Я должен сказать, что в своё время некоторые сведения по этому делу проникали в печать, и я года полтора тому назад приказал полностью расследовать всё это дело – и должен удостоверить, что всё то, что Бакай говорит, есть по большей части сплошной вымысел; например, его рассказ про Щигельского*, который был здесь упомянут, и о том, что прокурор хотел привлечь его к ответственности, не соответствует истине. Точно так же неверны только что здесь оповещённые с трибуны сведения о том, что какое-то лицо, приговорённое к смертной казни, состоит начальником охранного отделения в Радоме. Я должен заявить, что это не только не так, но в Радоме нет и охранного отделения. (
Таким образом, очевидно, небезвыгодно продолжать распускать нелепые слухи про администрацию, так как посредством такого рода слухов, посредством обвинения правительства можно достигнуть многого; можно переложить, например, ответственность за непорядки в революции на правительство. (
А насколько, господа, такого рода секретная агентура губительна для революции, насколько она в революционное время необходима правительству, позвольте мне объяснить словами того же Бакая. Позвольте мне поделиться некоторыми размышлениями Бакая, напечатанными в последнем номере журнала «Былое».
Бакай в этом номере сообщает, что когда в конце 1904 года в заговорщический боевой отряд польской социалистической партии вошли два провокатора, то отделу в течение почти целого года не удалось, несмотря на все усилия, убить варшавского генерал-губернатора, двух приставов и освободить одного арестованного, причём все планы террористов рушились, – и почти вся группа была арестована. А с конца 1905 года в боевой организации так называемых провокаторов уже не было, тогда за год ограблены опатовское, либартское и мазавецкое казначейства на сумму более полумиллиона рублей, совершены экспроприации на сумму около 200 тысяч рублей; убиты: военный генерал-губернатор, помощник генерал-губернатора, один полковник, два подполковника, два помощника пристава, воинских чинов – 20, жандармов – 7, полицейских – 56; ранено военных – 42, жандармов – 12, полицейских – 42, а всего 179 человек; произведено 10 взрывов бомб, причём убито 8 и ранено 50 лиц; разгромлено и ограблено 149 казённых винных лавок.

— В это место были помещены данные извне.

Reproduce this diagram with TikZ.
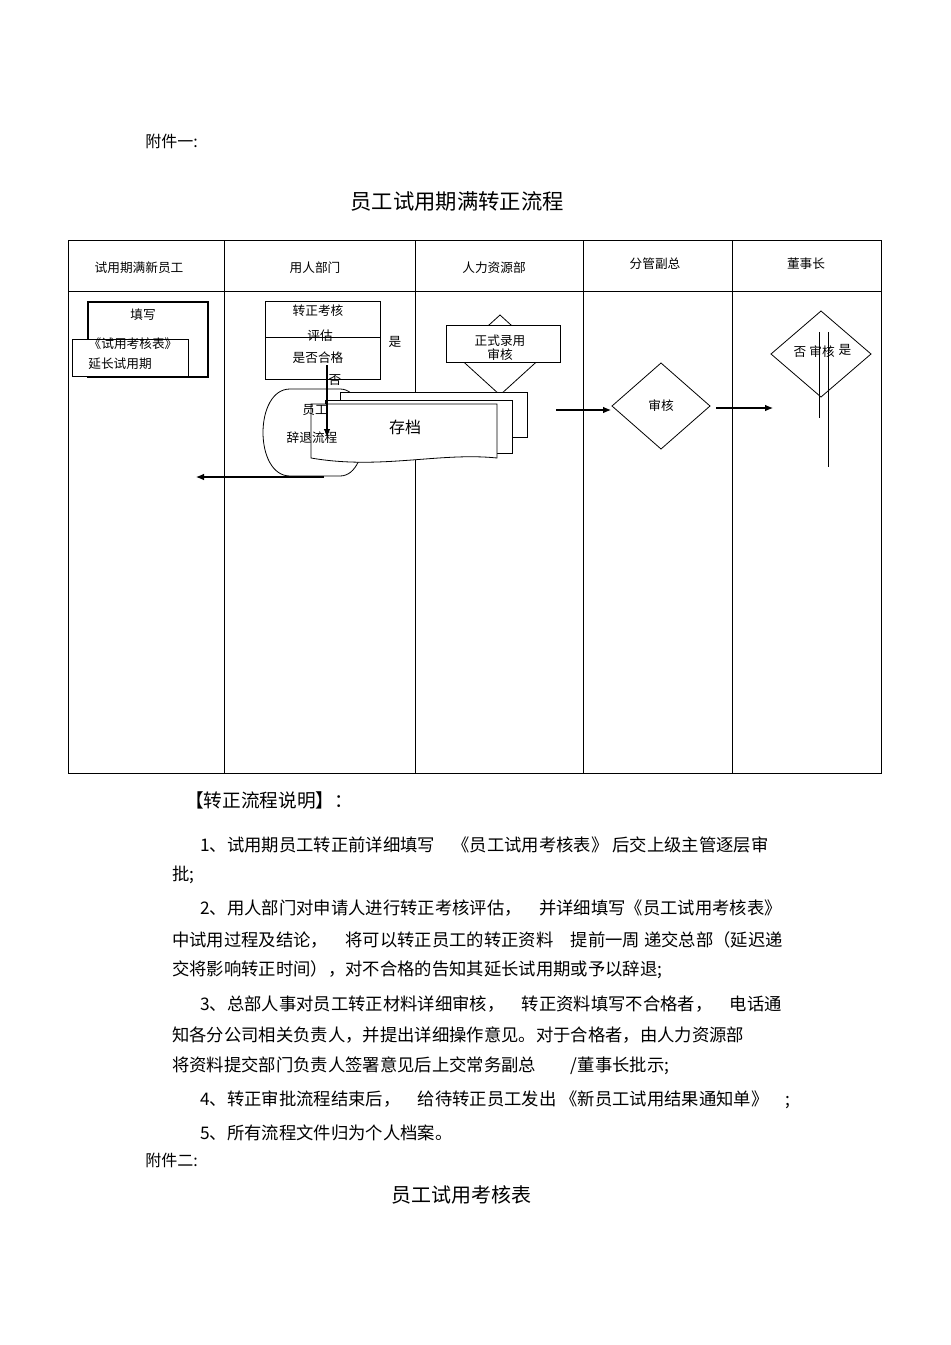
\documentclass[tikz,border=0pt]{standalone}
\usepackage{fontspec}
\setmainfont{Noto Sans CJK SC}
\usetikzlibrary{arrows.meta,positioning}

\tikzset{
  lane/.style={draw, line width=0.6pt},
  box/.style={draw, fill=white, line width=0.6pt},
  head/.style={font=\fontsize{9.5}{11}\selectfont},
  lbl/.style={font=\fontsize{9.5}{11}\selectfont, inner sep=0pt},
  para/.style={anchor=west, font=\fontsize{13}{15}\selectfont, inner sep=0pt},
  flow/.style={-{Latex[length=6pt,width=5pt]}, line width=0.8pt},
}

\begin{document}
\begin{tikzpicture}[x=0.75pt,y=-0.75pt]
\useasboundingbox (0,0) rectangle (950,1345);

\node[para, font=\fontsize{12}{14}\selectfont] (att1) at (145,141) {附件一:};
\node[font=\fontsize{16}{18}\selectfont] (title) at (457,201) {员工试用期满转正流程};

% swimlanes
\draw[lane] (68,240) rectangle (881,773);
\draw[lane] (68,291) -- (881,291);
\foreach \x in {224,415,583,732}
  \draw[lane] (\x,240) -- (\x,773);
\node[head] (h1) at (139,268) {试用期满新员工};
\node[head] (h2) at (315,268) {用人部门};
\node[head] (h3) at (494,268) {人力资源部};
\node[head] (h4) at (655,264) {分管副总};
\node[head] (h5) at (806,264) {董事长};

% new employee lane
\draw[line width=2.2pt] (88,302) rectangle (208,377);
\draw[box] (72,339) rectangle (188,376);
\node[lbl] (fill) at (143,315) {填写};
\node[lbl] (ext) at (120,364) {延长试用期};
\node[lbl] (form) at (133,344) {《试用考核表》};

% department lane
\draw[box] (265,301) rectangle (380,379);
\draw[lane] (265,337) -- (380,337);
\draw[lane] (380,337) -- (380,350);
\node[lbl] (e1) at (318,311) {转正考核};
\node[lbl] (e2) at (320,336) {评估};
\node[lbl] (e3) at (318,358) {是否合格};
\node[lbl] (yes1) at (395,342) {是};
\node[lbl] (no1) at (335,380) {否};
\draw[box] (290,389) -- (340,389) .. controls (372,389) and (372,476) .. (340,476)
  -- (290,476) .. controls (254,476) and (254,389) .. (290,389) -- cycle;

% HR lane
\draw[box] (500,315) -- (544,355) -- (500,395) -- (456,355) -- cycle;
\draw[box] (446,325) rectangle (560,362);
\node[lbl] (hr1) at (500,341) {正式录用};
\node[lbl] (hr2) at (500,355) {审核};
\draw[box] (340,392) rectangle (527,437);
\draw[box] (325,400) rectangle (512,453);
\draw[box] (311,404) -- (497,404) -- (497,458)
  .. controls (440,452) and (380,470) .. (311,458) -- cycle;
\node[font=\fontsize{12}{14}\selectfont] (arch) at (405,427) {存档};
\node[lbl] (q1) at (315,410) {员工};
\node[lbl] (q2) at (312,438) {辞退流程};

\coordinate (c1) at (327,365);
\coordinate (c2) at (327,437);
\draw[flow] (c1) -- (c2);
\coordinate (c3) at (324,477);
\coordinate (c4) at (196,477);
\draw[flow] (c3) -- (c4);

% vice GM lane
\draw[box] (661,363) -- (710,406) -- (661,449) -- (612,406) -- cycle;
\node[lbl] (vp) at (661,406) {审核};
\coordinate (c5) at (556,410);
\coordinate (c6) at (611,410);
\draw[flow] (c5) -- (c6);

% chairman lane
\draw[box] (821,311) -- (871,354) -- (821,397) -- (771,354) -- cycle;
\coordinate (c7) at (716,408);
\coordinate (c8) at (773,408);
\draw[flow] (c7) -- (c8);
\draw[lane] (819,332) -- (819,418);
\draw[lane] (828,332) -- (828,467);
\node[lbl] (ch0) at (800,352) {否};
\node[lbl] (ch1) at (822,352) {审核};
\node[lbl] (ch2) at (845,350) {是};

% notes
\node[para, font=\fontsize{14}{16}\selectfont] (notes) at (185,800) {【转正流程说明】：};
\node[para] (l1) at (200,845) {1、试用期员工转正前详细填写　《员工试用考核表》 后交上级主管逐层审};
\node[para] (l2) at (172,875) {批;};
\node[para] (l3) at (200,908) {2、用人部门对申请人进行转正考核评估，　并详细填写《员工试用考核表》};
\node[para] (l4) at (172,940) {中试用过程及结论，　将可以转正员工的转正资料　提前一周 递交总部（延迟递};
\node[para] (l5) at (172,970) {交将影响转正时间），对不合格的告知其延长试用期或予以辞退;};
\node[para] (l6) at (200,1004) {3、总部人事对员工转正材料详细审核，　转正资料填写不合格者，　电话通};
\node[para] (l7) at (172,1035) {知各分公司相关负责人，并提出详细操作意见。对于合格者，由人力资源部};
\node[para] (l8) at (172,1066) {将资料提交部门负责人签署意见后上交常务副总　　/董事长批示;};
\node[para] (l9) at (200,1100) {4、转正审批流程结束后，　给待转正员工发出 《新员工试用结果通知单》　;};
\node[para] (l10) at (200,1133) {5、所有流程文件归为个人档案。};
\node[para, font=\fontsize{12}{14}\selectfont] (att2) at (145,1160) {附件二:};
\node[font=\fontsize{15}{17}\selectfont] (title2) at (461,1195) {员工试用考核表};
\end{tikzpicture}
\end{document}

Эта справка даётся не казённой статистикой, и видно, что так называемая ныне упоминаемая провокация правительства, то есть, я думаю, правильная агентура, приводит скорее к сокращению преступлений, а не к их увеличению. Но во всяком случае, из всего этого видно, что единственно возможный выход для революции из азефского скандала – это, конечно, встречный иск правительству, предъявление к нему обвинения в тягчайших преступлениях.
Я, господа, указал на обвинение, мне остаётся указать на обвинителей. Их трое: первый из них тот самый Бакай, о котором я только что сообщал. Бывший фельдшер Михаил Ефимович Бакай в 1900 году собственноручно подал докладную записку в екатеринославское охранное отделение о своём желании поступить сотрудником в охрану. Сначала в Екатеринославе он открыл революционную, а отчасти и боевую организацию, обнаружил типографию в Чернигове, а затем раскрыл целую группу революционеров, арестованных в разных местах России. После этого в революционной партии последовал так называемый его провал; он оказался провокатором, и вследствие этого он должен был быть переведён в Варшаву, где помогает раскрытию польской социал-революционной организации, предупреждает покушение на генерал-адъютанта Скалона* и даже чуть не погибает при задержании преступника, который должен был бросить в генерала разрывной снаряд.
Но одновременно с этим в охранном отделении возникает против Бакая подозрение. Дело в том, что обнаружилась проделка двух евреев, неких Зегельберга и Пинкерта, которые через, очевидно, весьма осведомлённое в охранном отделении лицо узнают о тех делах, которые направляются к прекращению, и, соображая, какие лица должны быть скоро освобождены из-под ареста, начинают вымогать у родственников этих лиц крупные суммы денег якобы за их освобождение. (
Таинственные сношения Бакая с этими лицами заставили охранное отделение немедленно и категорически потребовать от него подачи его в отставку, чему Бакай немедленно и молчаливо подчинился, хотя перед этим он усиленно просил о переводе его в Петербург, мотивируя это тем, что он в Варшаве участвовал во многих политических процессах, которые кончались смертными приговорами, и потому пребывание его там небезопасно.